Live Casino in Social and Sweepstakes-Style Gaming
Live dealer formats also show up in social casino and sweepstakes-style platforms, where the emphasis may be more entertainment-focused than traditional wagering. These versions often use virtual currency or sweepstakes coins rather than direct cash play, while keeping the familiar structure of a dealer-run table and a real-time video feed.
Even when the currency model changes, many of the core mechanics remain similar: timed betting windows, dealer-led rounds, and automated result tracking. The main difference is how participation is funded and how rewards, if offered, are structured within that platform’s rules.
Responsible Play: Staying Grounded in a Fast, Real-Time Format
Live casino can be easy to lose track of because rounds move continuously and the experience feels social and immediate. The steady rhythm - bet, action, result, repeat - can naturally extend sessions longer than intended.

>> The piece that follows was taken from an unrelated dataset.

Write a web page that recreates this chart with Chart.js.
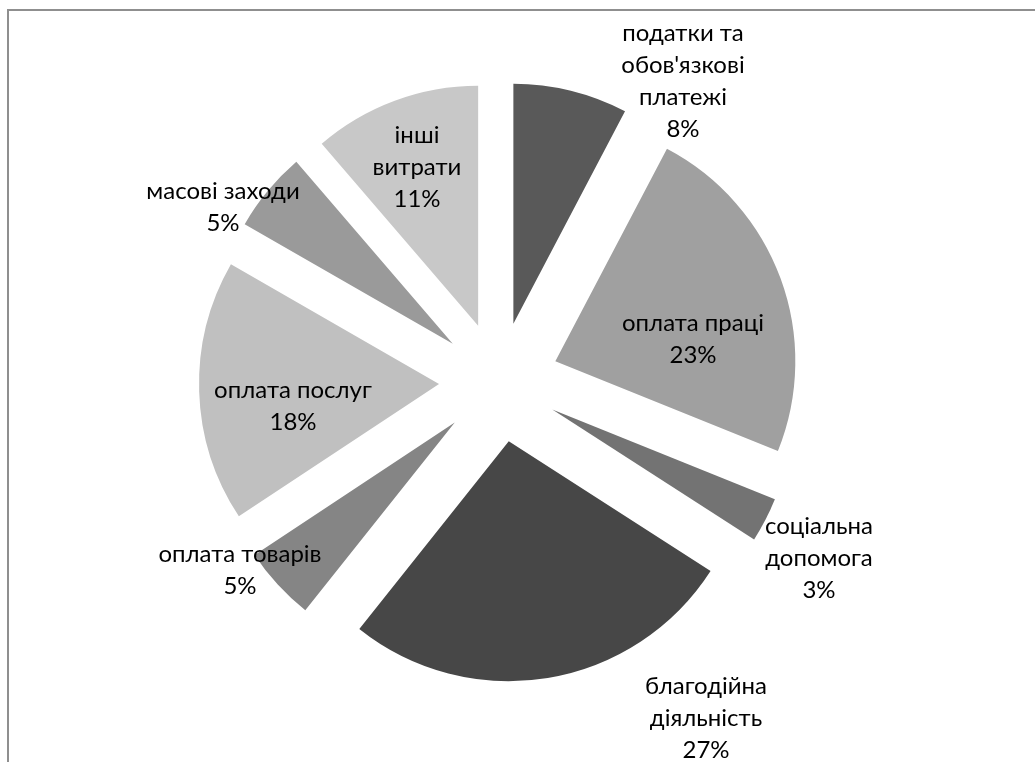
<!DOCTYPE html>
<html><head><meta charset="utf-8">
<script src="https://cdn.jsdelivr.net/npm/chart.js@4/dist/chart.umd.min.js"></script>
<style>
html,body{margin:0;padding:0;background:#fff;}
#wrap{position:relative;width:1035px;height:762px;overflow:hidden;background:#fff;}
#frame{position:absolute;left:7px;top:9px;width:1100px;height:800px;border-left:2px solid #8f8f8f;border-top:2px solid #8f8f8f;}
canvas{position:absolute;left:0;top:0;}
</style></head><body>
<div id="wrap"><div id="frame"></div><canvas id="c" width="1035" height="762"></canvas></div>
<script>
// categories (each label split into its display lines)
const categories = [
  ["податки та", "обов'язкові", "платежі"],
  ["оплата праці"],
  ["соціальна", "допомога"],
  ["благодійна", "діяльність"],
  ["оплата товарів"],
  ["оплата послуг"],
  ["масові заходи"],
  ["інші", "витрати"]
];
// shares, % (labels show them rounded)
const values = [7.7, 23.4, 3.0, 26.6, 5.0, 17.6, 5.4, 11.3];

// styles (kept apart from data)
const sliceColors = ["#595959", "#a0a0a0", "#737373", "#474747", "#858585", "#c0c0c0", "#9a9a9a", "#c8c8c8"];
// label block centre relative to pie centre, px
const labelOffsets = [[184, -301], [194, -43], [320, 176], [207, 336], [-259, 188], [-206, 24], [-276, -175], [-82, -215]];
const EXPLODE = 60;
const LINE_H = 32;
const FONT = "24px Lato, Roboto, sans-serif";

const explodePlugin = {
  id: 'explode',
  beforeDatasetDraw(chart, args) {
    const ctx = chart.ctx;
    args.meta.data.forEach(el => {
      const mid = (el.startAngle + el.endAngle) / 2;
      ctx.save();
      ctx.translate(Math.cos(mid) * EXPLODE, Math.sin(mid) * EXPLODE);
      el.draw(ctx, chart.chartArea);
      ctx.restore();
    });
    return false;
  },
  afterDatasetsDraw(chart) {
    const ctx = chart.ctx;
    const meta = chart.getDatasetMeta(0);
    ctx.save();
    ctx.font = FONT;
    ctx.fillStyle = "#000";
    ctx.textAlign = "center";
    ctx.textBaseline = "middle";
    meta.data.forEach((el, i) => {
      const lines = categories[i].concat([Math.round(values[i]) + "%"]);
      const cx = el.x + labelOffsets[i][0];
      const cy = el.y + labelOffsets[i][1];
      const y0 = cy - (lines.length - 1) * LINE_H / 2;
      lines.forEach((t, k) => ctx.fillText(t, cx, y0 + k * LINE_H));
    });
    ctx.restore();
  }
};

new Chart(document.getElementById('c'), {
  type: 'pie',
  data: {
    labels: categories.map(l => l.join(' ')),
    datasets: [{
      data: values,
      backgroundColor: sliceColors,
      borderWidth: 0,
      radius: 240
    }]
  },
  options: {
    responsive: false,
    animation: false,
    radius: 240,
    layout: { padding: { left: 0, right: 37, top: 2, bottom: 0 } },
    plugins: { legend: { display: false }, tooltip: { enabled: false } }
  },
  plugins: [explodePlugin]
});
</script>
</body></html>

It helps to set clear time and spending limits before you start, treat gameplay as entertainment rather than a way to make money, and take breaks during longer sessions. If you notice frustration or impulse taking over, stepping away is often the simplest way to restore balance and perspective.
A Digital Extension of Classic Table Play
Live casino games are essentially traditional table games delivered through modern streaming: real dealers, physical cards or wheels, and real-time outcomes, combined with a digital interface that handles betting and payouts. For readers new to the format, the easiest way to understand it is as a broadcast table you can join, where the rules stay familiar, but the delivery shifts to a screen.
As the technology improves, the core idea remains steady: live casinos bring the sights and timing of classic tables into an online environment, preserving the structure of casino staples while making them accessible through video, chat, and interactive on-screen controls.